Alan Reuther, the UAW's legislative director, declined to comment to reporters as he left a meeting room during the negotiations, according to the Associated Press.
The BBC's Andy Gallacher in Washington says it was always going to be a battle to get the US Senate to approve the $14bn bridging loan.
With a majority of just one in the Senate, the Democrats needed some Republicans to back the bill as some in their own party were expected to vote against it.
The atmosphere in the Senate was tense and at times emotional, our correspondent says, as the Democrats made last-minute pleas to get their Republican counterparts to vote in favour of helping America's biggest car domestic makers, Ford, Chrysler and General Motors.
Millions affected
The three companies employ 250,000 people directly and the failure of the bail-out raises the prospect of huge job losses.
The Senate majority leader, Harry Reid, said he was "terribly disappointed" when it became clear the vote had collapsed, calling it "a loss for the country".

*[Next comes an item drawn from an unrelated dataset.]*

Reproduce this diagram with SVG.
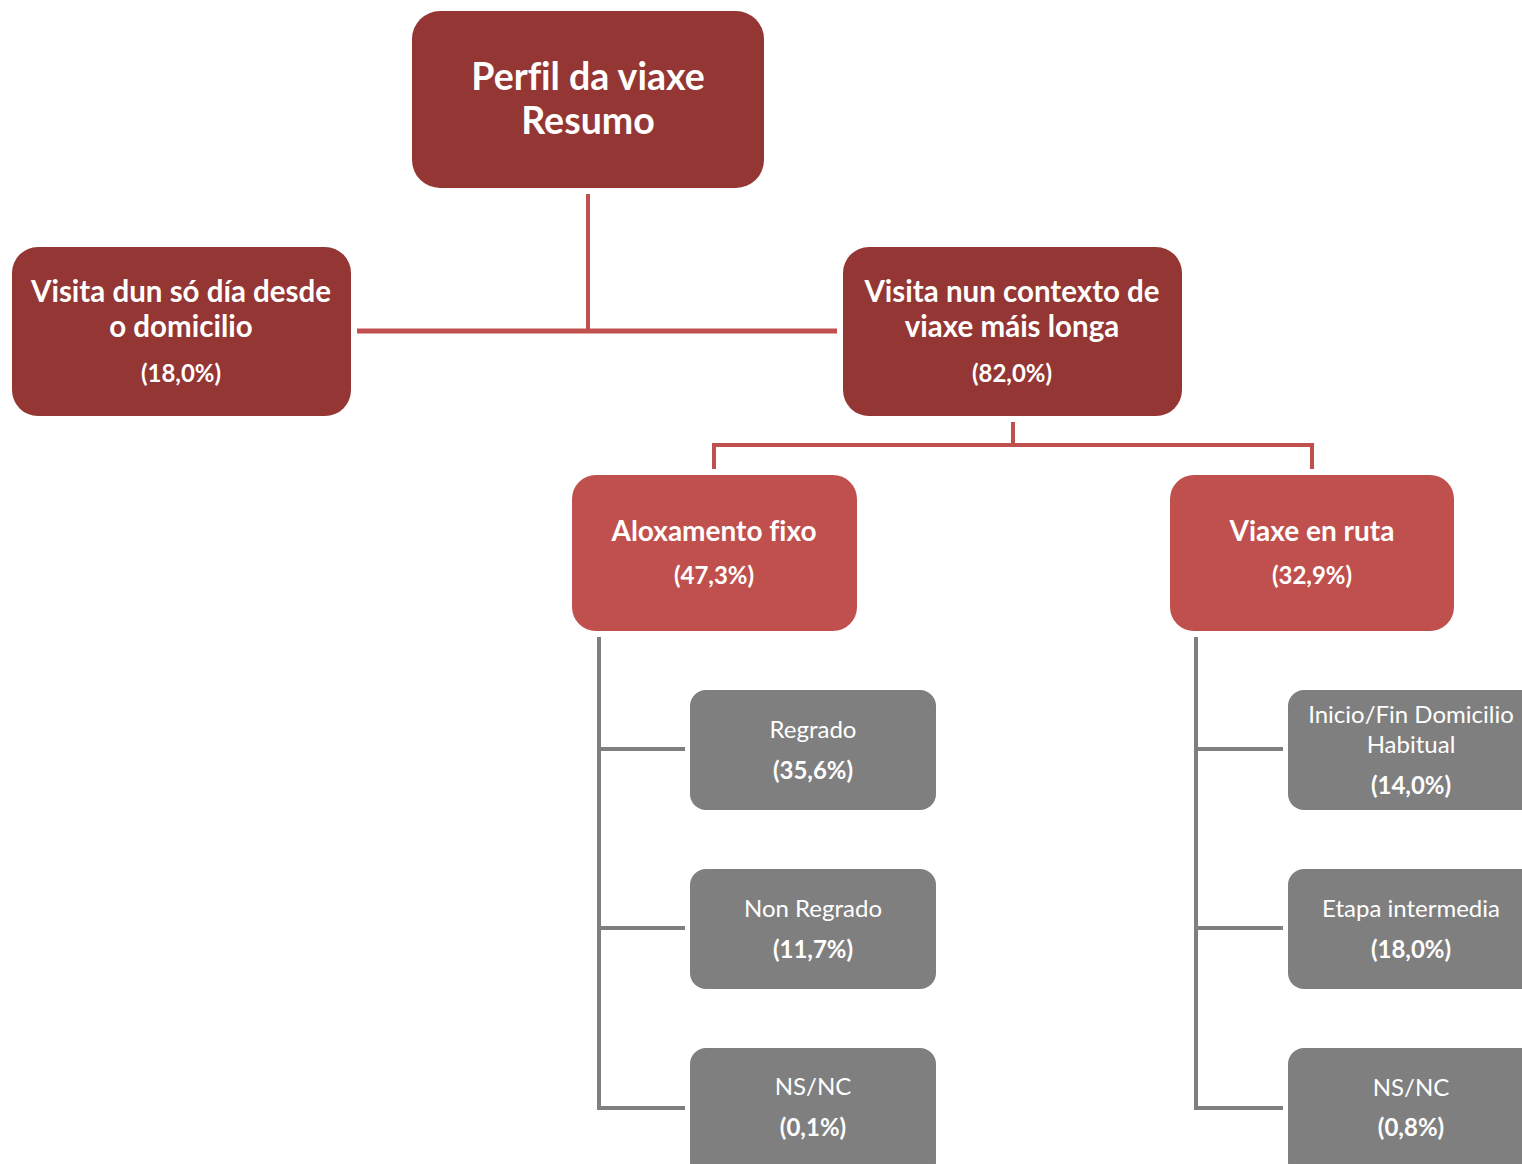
<svg xmlns="http://www.w3.org/2000/svg" width="1522" height="1164" viewBox="0 0 1522 1164">
<style>
.dark{fill:#943634}
.mid{fill:#c0504d}
.gray{fill:#7f7f7f}
.t{font-family:Lato,"Open Sans","Liberation Sans",sans-serif;fill:#fff;text-anchor:middle;font-variant-ligatures:none;font-feature-settings:"liga" 0}
.b{font-weight:bold}
.big{font-size:37.5px}
.h{font-size:29.5px}
.h2{font-size:28px}
.p{font-size:24px}
.g{font-size:24px}
.rc{stroke:#c0504d;fill:none}
.gc{stroke:#7f7f7f;fill:none;stroke-width:4}
</style>
<rect width="1522" height="1164" fill="#fff"/>
<g id="connectors">
<line class="rc" x1="588" y1="194" x2="588" y2="331" stroke-width="4"/>
<line class="rc" x1="357" y1="331" x2="837" y2="331" stroke-width="5"/>
<line class="rc" x1="1013" y1="422" x2="1013" y2="445" stroke-width="4"/>
<polyline class="rc" points="714,469 714,445 1312,445 1312,469" stroke-width="4"/>
<polyline class="gc" points="599,637 599,1108 685,1108"/>
<line class="gc" x1="599" y1="749" x2="685" y2="749"/>
<line class="gc" x1="599" y1="928" x2="685" y2="928"/>
<polyline class="gc" points="1196,637 1196,1108 1283,1108"/>
<line class="gc" x1="1196" y1="749" x2="1283" y2="749"/>
<line class="gc" x1="1196" y1="928" x2="1283" y2="928"/>
</g>
<g id="n-root">
<rect class="dark" x="412" y="11" width="352" height="177" rx="28"/>
<text class="t b big" x="588" y="90">Perfil da viaxe</text>
<text class="t b big" x="588" y="134">Resumo</text>
</g>
<g id="n-day">
<rect class="dark" x="12" y="247" width="339" height="169" rx="26"/>
<text class="t b h" x="181" y="302">Visita dun só día desde</text>
<text class="t b h" x="181" y="337">o domicilio</text>
<text class="t b p" x="181" y="382">(18,0%)</text>
</g>
<g id="n-long">
<rect class="dark" x="843" y="247" width="339" height="169" rx="26"/>
<text class="t b h" x="1012" y="302">Visita nun contexto de</text>
<text class="t b h" x="1012" y="337">viaxe máis longa</text>
<text class="t b p" x="1012" y="382">(82,0%)</text>
</g>
<g id="n-fixo">
<rect class="mid" x="572" y="475" width="285" height="156" rx="24"/>
<text class="t b h2" x="714" y="541">Aloxamento fixo</text>
<text class="t b p" x="714" y="584">(47,3%)</text>
</g>
<g id="n-ruta">
<rect class="mid" x="1170" y="475" width="284" height="156" rx="24"/>
<text class="t b h2" x="1312" y="541">Viaxe en ruta</text>
<text class="t b p" x="1312" y="584">(32,9%)</text>
</g>
<g id="n-regrado">
<rect class="gray" x="690" y="690" width="246" height="120" rx="16"/>
<text class="t g" x="813" y="738">Regrado</text>
<text class="t b g" x="813" y="779">(35,6%)</text>
</g>
<g id="n-nonregrado">
<rect class="gray" x="690" y="869" width="246" height="120" rx="16"/>
<text class="t g" x="813" y="917">Non Regrado</text>
<text class="t b g" x="813" y="958">(11,7%)</text>
</g>
<g id="n-nsnc1">
<rect class="gray" x="690" y="1048" width="246" height="130" rx="16"/>
<text class="t g" x="813" y="1095">NS/NC</text>
<text class="t b g" x="813" y="1136">(0,1%)</text>
</g>
<g id="n-inicio">
<rect class="gray" x="1288" y="690" width="250" height="120" rx="16"/>
<text class="t g" x="1411" y="723">Inicio/Fin Domicilio</text>
<text class="t g" x="1411" y="753">Habitual</text>
<text class="t b g" x="1411" y="794">(14,0%)</text>
</g>
<g id="n-etapa">
<rect class="gray" x="1288" y="869" width="250" height="120" rx="16"/>
<text class="t g" x="1411" y="917">Etapa intermedia</text>
<text class="t b g" x="1411" y="958">(18,0%)</text>
</g>
<g id="n-nsnc2">
<rect class="gray" x="1288" y="1048" width="250" height="130" rx="16"/>
<text class="t g" x="1411" y="1096">NS/NC</text>
<text class="t b g" x="1411" y="1136">(0,8%)</text>
</g>
</svg>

"Millions of Americans, not only the auto workers but people who sell cars, car dealerships, people who work on cars are going to be directly impacted and affected."
"We think the legislation we negotiated provided an opportunity to use funds already appropriated for automakers and presented the best chance to avoid a disorderly bankruptcy while ensuring taxpayer funds only go to firms whose stakeholders were prepared to make difficult decisions to become viable," he said.
Some Democrat politicians have called on President Bush to use some of the $700bn bail-out for Wall Street to help the car industry.
Help needed
The deal would have given the Big Three carmakers access to emergency funding to help them cope with the sharp downturn in sales because of the global financial crisis.
General Motors and Chrysler have said they risk ruin without immediate aid. Ford says it may need funds in the future.
The bosses of the three firms had previously asked for $34bn from Congress.